La CFDT démarre aujourd'hui la dixième édition de sa campagne "Jobs saisonniers : vos droits ne sont pas en vacances". L'occasion de faire le point sur cette population très émiettée avec le sociologue Richard Dethyre, auteur de l'ouvrage «Avec les saisonniers» (éditions La Dispute). Interview.
Vous travaillez sur et avec les travailleurs saisonniers depuis longtemps. Quelles sont les caractéristiques de cette population ?
Parmi les 400.000 saisonniers, une partie sont des jeunes qui travaillent pendant leurs vacances, dont 41% disent travailler pour payer leurs charges et assurer leur quotidien pendant l'année, selon une enquête de la JOC réalisée en 2008. Les autres sont des professionnels du tourisme qui travaillent jusqu'à huit mois par an en plusieurs contrats et parfois sur plusieurs sites. Ce sont des salariés à la fois qualifiés et précaires. Ils n'ont en général pas choisi cette précarité, car le temps des « Bronzés font du ski » est révolu. Ils sont parfois employés au noir : 14% des jeunes saisonniers travailleraient sans contrat. Et quand ils sont déclarés, ils sont en CDD saisonnier, donc avec des droits réduits, sans parler de leurs conditions de logement, notamment. Il n'est pas étonnant que ce soit un désert syndical, malgré les efforts des confédérations.

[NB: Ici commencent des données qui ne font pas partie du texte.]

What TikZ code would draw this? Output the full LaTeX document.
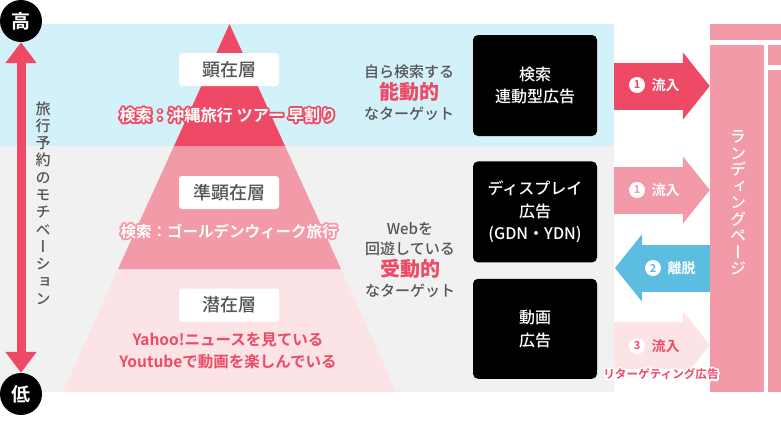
\documentclass[tikz,border=0pt]{standalone}
\usepackage{fontspec}
\setmainfont{Noto Sans CJK JP}[BoldFont={Noto Sans CJK JP Medium}]
\newfontfamily\heavyfont{Noto Sans CJK JP Bold}
\newfontfamily\vertfont[RawFeature={+vert}]{Noto Sans CJK JP Medium}
\usetikzlibrary{arrows.meta,positioning}
\definecolor{hotpink}{HTML}{EE4A66}
\definecolor{midpink}{HTML}{F39AA8}
\definecolor{palepink}{HTML}{FBE3E6}
\definecolor{bandblue}{HTML}{D3F1F9}
\definecolor{bandgray}{HTML}{F1F1F1}
\definecolor{skyblue}{HTML}{5CBDE0}
\definecolor{inkgray}{HTML}{555555}
\newcommand{\sized}[2]{\fontsize{#1}{#2}\selectfont}
\newcommand{\halo}[2]{\leavevmode\rlap{\special{pdf:code q 1 j 1 J 3.8 w #1 RG 1 Tr}#2\special{pdf:code Q}}#2}
\tikzstyle{Level}   = [fill=white, rounded corners=3pt, minimum width=100pt, minimum height=33pt, inner sep=0pt, text=inkgray, font=\sized{18}{22}\bfseries]
\tikzstyle{Media}   = [fill=black, rounded corners=5pt, minimum width=124pt, inner sep=0pt, align=center, text=white, font=\sized{16}{22.5}\bfseries]
\tikzstyle{Pole}    = [circle, fill=black, minimum size=42pt, inner sep=0pt, text=white, font=\sized{19}{22}\heavyfont]
\tikzstyle{Target}  = [align=center, text=inkgray, font=\sized{15}{20}\bfseries]
\tikzstyle{Query}   = [text=white, font=\sized{15.5}{20}\heavyfont]
\tikzstyle{Page}    = [fill=midpink, inner sep=0pt]
\tikzstyle{Stack}   = [align=center, inner sep=0pt, font=\vertfont\sized{15}{17.3}]
\tikzstyle{Flow}    = [line width=47pt, -{Triangle[length=27pt,width=66pt]}]
\tikzstyle{FlowNum} = [circle, fill=white, minimum size=16pt, inner sep=0pt, font=\sized{11}{12}\heavyfont]
\tikzstyle{FlowTxt} = [font=\sized{14}{18}\heavyfont]
\begin{document}
\begin{tikzpicture}[x=1pt,y=-1pt]
    \useasboundingbox (0,0) rectangle (781,426);
    % bands
    \fill[bandblue] (0,24)  rectangle (614,146);
    \fill[bandgray] (0,146) rectangle (614,392);
    % pyramid
    \fill[palepink] (118,269) -- (341,269) -- (396,392) -- (63,392) -- cycle;
    \fill[midpink]  (174,146) -- (285,146) -- (341,269) -- (118,269) -- cycle;
    \fill[hotpink]  (229.5,24) -- (285,146) -- (174,146) -- cycle;
    \node[Level] (top)    at (229,69.5)  {顕在層};
    \node[Level] (middle) at (229,192.5) {準顕在層};
    \node[Level] (bottom) at (229,305)   {潜在層};
    \node[Query, font=\sized{16.2}{20}\heavyfont] (queryA) at (228,115) {\halo{.933 .29 .4}{検索：沖縄旅行 ツアー 早割り}};
    \node[Query] (queryB) at (229,231) {\halo{.953 .604 .659}{検索：ゴールデンウィーク旅行}};
    \node[align=center, text=hotpink, font=\sized{15.5}{22}\heavyfont] (usage) at (228,351)
        {Yahoo!ニュースを見ている\\Youtubeで動画を楽しんでいる};
    % motivation axis
    \node[Pole] (high) at (21,21)  {高};
    \node[Pole] (low)  at (21,394) {低};
    \draw[hotpink, line width=9pt, {Triangle[length=21pt,width=30pt]}-{Triangle[length=21pt,width=30pt]}] (high) -- (low);
    \node[Stack, text=inkgray] (motivation) at (43,203)
        {旅\\行\\予\\約\\の\\モ\\チ\\ベ\\ー\\シ\\ョ\\ン};
    % targets
    \node[Target] (active)  at (409,92.5)
        {自ら検索する\\[2pt]{\color{hotpink}\sized{20}{20}\heavyfont 能動的}\\なターゲット};
    \node[Target] (passive) at (410,260.5)
        {Webを\\回遊している\\[2pt]{\color{hotpink}\sized{20}{20}\heavyfont 受動的}\\なターゲット};
    % media
    \node[Media, minimum height=101pt] (search)  at (535,85.5)       {検索\\連動型広告};
    \node[Media, minimum height=101pt] (display) [below=25pt of search]  {ディスプレイ\\広告\\(GDN・YDN)};
    \node[Media, minimum height=100pt] (movie)   [below=16pt of display] {動画\\広告};
    % landing page
    \fill[midpink] (710,24) rectangle (781,40);
    \node[Page, minimum width=54pt, minimum height=347pt] (landing) at (737,218.5) {};
    \fill[midpink] (768,45) rectangle (781,65);
    \fill[midpink] (768,70) rectangle (781,392);
    \node[Stack, text=white, font=\vertfont\sized{16}{16.5}] (landingtext) at (738,203)
        {ラ\\ン\\デ\\ィ\\ン\\グ\\ペ\\ー\\ジ};
    % flows
    \coordinate (flowA) at (614,86);
    \coordinate (flowB) at (614,190);
    \coordinate (flowC) at (615,268);
    \coordinate (flowD) at (614,345);
    \draw[Flow, hotpink]  (flowA) -- (flowA -| landing.west);
    \draw[Flow, midpink]  (flowB) -- (flowB -| landing.west);
    \draw[Flow, skyblue]  (flowC -| landing.west) -- (flowC);
    \draw[Flow, palepink] (flowD) -- (flowD -| landing.west);
    \node[FlowNum, text=hotpink]  (numA) at (637,85)  {1};
    \node[FlowTxt, text=white]    (txtA) [right=3pt of numA] {流入};
    \node[FlowNum, text=midpink]  (numB) at (637,190) {1};
    \node[FlowTxt, text=white]    (txtB) [right=3pt of numB] {流入};
    \node[FlowNum, text=skyblue]  (numC) at (653,268) {2};
    \node[FlowTxt, text=white]    (txtC) [right=3pt of numC] {離脱};
    \node[FlowNum, text=hotpink]  (numD) at (637,346) {3};
    \node[FlowTxt, text=hotpink]  (txtD) [right=3pt of numD] {流入};
    \node[text=hotpink, font=\sized{11.6}{15}\heavyfont] (retarget) at (661,374) {\halo{1 1 1}{リターゲティング広告}};
\end{tikzpicture}
\end{document}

Qu'entendez-vous par droits réduits ?
La nouvelle convention d'assurance-chômage est revenue sur l'interdiction d'être indemnisé au-delà de trois ans à cumuler les CDD saisonniers, mais le patronat va revenir à la charge en 2010. Il reste un double malus pour le salarié : il n'a pas de prime de 10% de fin de contrat comme dans les CDD classiques et il est indemnisé à peine plus de la moitié de ce que perçoivent les autres salariés alors qu'il cotise comme eux. Et puis, allez emprunter ou louer un logement avec ce type de contrat. La crise renforce encore tous ces inconvénients. Les gens prennent moins de vacances, donc les contrats sont plus courts et il est plus difficile de trouver du travail. Un certain nombre de saisonniers vont venir grossir les rangs des bénéficiaires du RSA.

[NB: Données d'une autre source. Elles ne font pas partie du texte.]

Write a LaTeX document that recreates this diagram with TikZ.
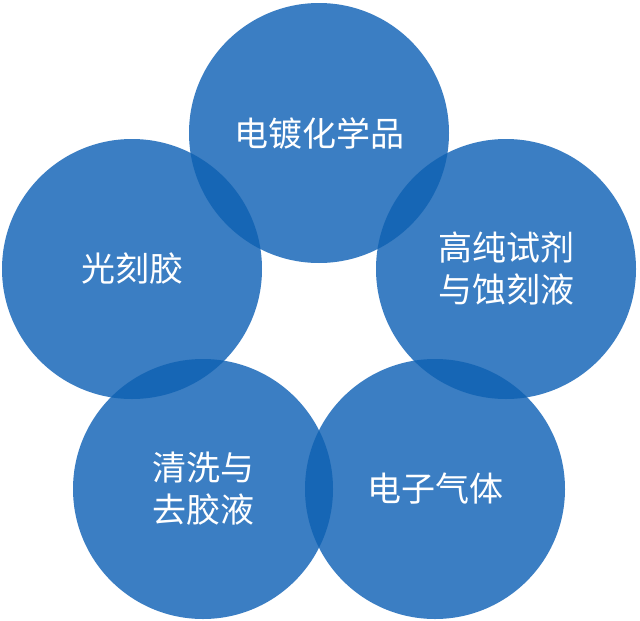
\documentclass[tikz,border=0pt]{standalone}
\usepackage{fontspec}
\newfontfamily\cjk{Noto Sans CJK SC}
\definecolor{petalblue}{HTML}{3B7EC3}
\definecolor{petaldark}{HTML}{1666B5}
\tikzstyle{ring}=[circle, fill=petalblue, inner sep=0pt, minimum size=260pt, text=white, align=center, font=\cjk\fontsize{34}{42}\selectfont]
\begin{document}
\begin{tikzpicture}[x=1pt, y=-1pt]
        \useasboundingbox (0, 0) rectangle (640, 621);
        \node[ring] (T) at (319, 133) {电镀化学品};
        \node[ring] (L) at (132, 269) {光刻胶};
        \node[ring] (R) at (506, 269) {高纯试剂\\与蚀刻液};
        \node[ring] (BL) at (203, 489) {清洗与\\去胶液};
        \node[ring] (BR) at (435, 489) {电子气体};
        \begin{scope}
            \clip (T) circle (130);
            \fill[petaldark] (L) circle (130);
            \fill[petaldark] (R) circle (130);
        \end{scope}
        \begin{scope}
            \clip (BL) circle (130);
            \fill[petaldark] (L) circle (130);
            \fill[petaldark] (BR) circle (130);
        \end{scope}
        \begin{scope}
            \clip (BR) circle (130);
            \fill[petaldark] (R) circle (130);
        \end{scope}
    \end{tikzpicture}
\end{document}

Cette précarité n'est-elle pas inéluctable du fait de la saisonnalité ?Non. Nous avons engagé avec plusieurs associations intervenant auprès de saisonniers, dont notamment la JOC, un travail de réflexion qui doit aboutir dans un peu plus d'un an à la tenue d'un forum social des saisonniers auquel seront associés les syndicats. Il reste à inventer un statut du saisonnier qui permettrait de reconnaître l'intermittence de ces salariés. Il pourrait prendre appui sur le contrat à durée indéterminée intermittent (CDII) qui existe déjà, sous réserve de l'améliorer. Les saisonniers créent d'importantes richesses : la France accueille 78 millions de touristes chaque année pour un chiffre d'affaires de 140 milliards d'euros. Ils ne doivent pas être les oubliés de la sécurisation des parcours professionnels.